Erica Wenger, co-executive director of USC OWN IT, said the rain affected the summit’s outdoor activities, such as the marketplace, where sponsors had booths for attendees to sample products.
“Thursday night we made a last minute-decision to do our rain plan, which was very expensive, but obviously very worth it,” Wenger said. “We moved the marketplace [from Alumni Park to VKC], and we put a huge tent over lunch.”
In an afternoon breakout session titled “Wellness & Womanhood,” Jessie De Lowe, co-founder of the lifestyle blog How You Glow, spoke about her experience becoming an art therapist. De Lowe, who studied art and psychology at the University of Colorado, discussed the ways traditional Western medicine often fail to address women’s basic mental health needs.
“I found that in the art classes, there was way more [therapy] occurring than even in some of these other classrooms,” De Lowe said. “[Art has the power] to create this really healing environment for people to open up.”
The summit featured speakers covering topics from religion to aerospace engineering. Carlin Pappas, a senior majoring in journalism, attended a breakout session on corporate social responsibility.
“I learned a lot,” Pappas said. “I think one of the big takeaways [was that] consumers are more likely to associate with a brand that does social activism.”

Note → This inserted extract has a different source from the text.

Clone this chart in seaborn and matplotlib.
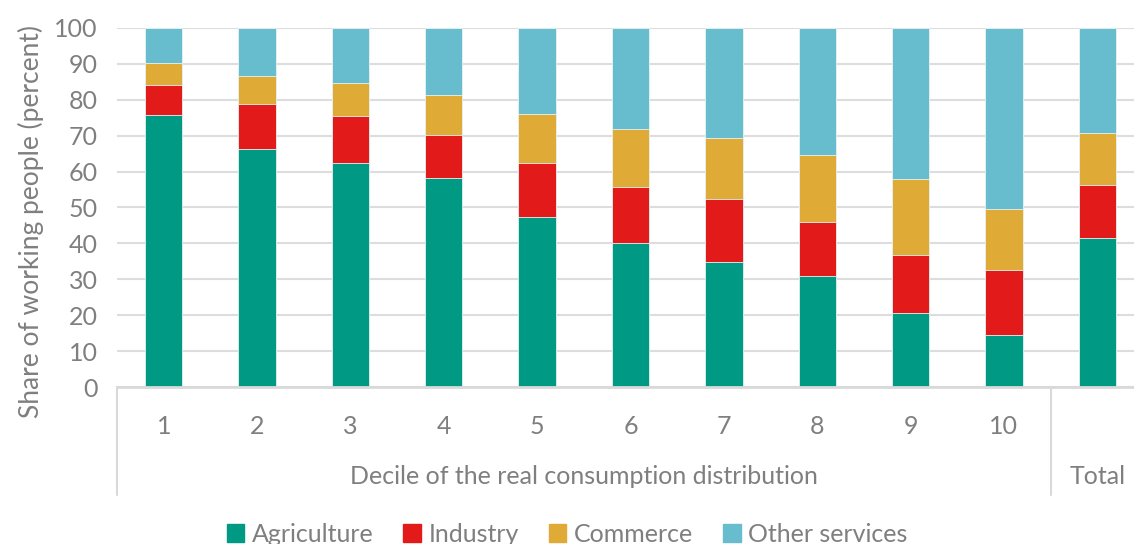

Attendees also heard from three women who founded their own companies that focus on the needs of consumers in new and innovative ways. Tina Sharkey, co-founder and CEO of Brandless — an e-commerce company that sells all of its products for $3 each — said her company seeks to build trust with consumers.
“People don’t want to be buying from companies that they don’t trust or admire,” Sharkey said. “Every day for us [is] day two. Because on day one we listen, and on day two we build.”
Francesca Macrae, a senior majoring in political economy, echoed Sharkey’s sentiments on brands.
“Consumers are more willing to support brands that no longer are just trying to push a product, but are using their platform to push a message,” Macrae said.
Wenger said she was happy with the event. She said Cox and the Bumble creatives were among her favorite parts of the event.
“One of my cousins actually said this was a day she was going to remember for years and [that] changed her life,” Wenger said. “Overall, we just kept hearing really positive feedback.”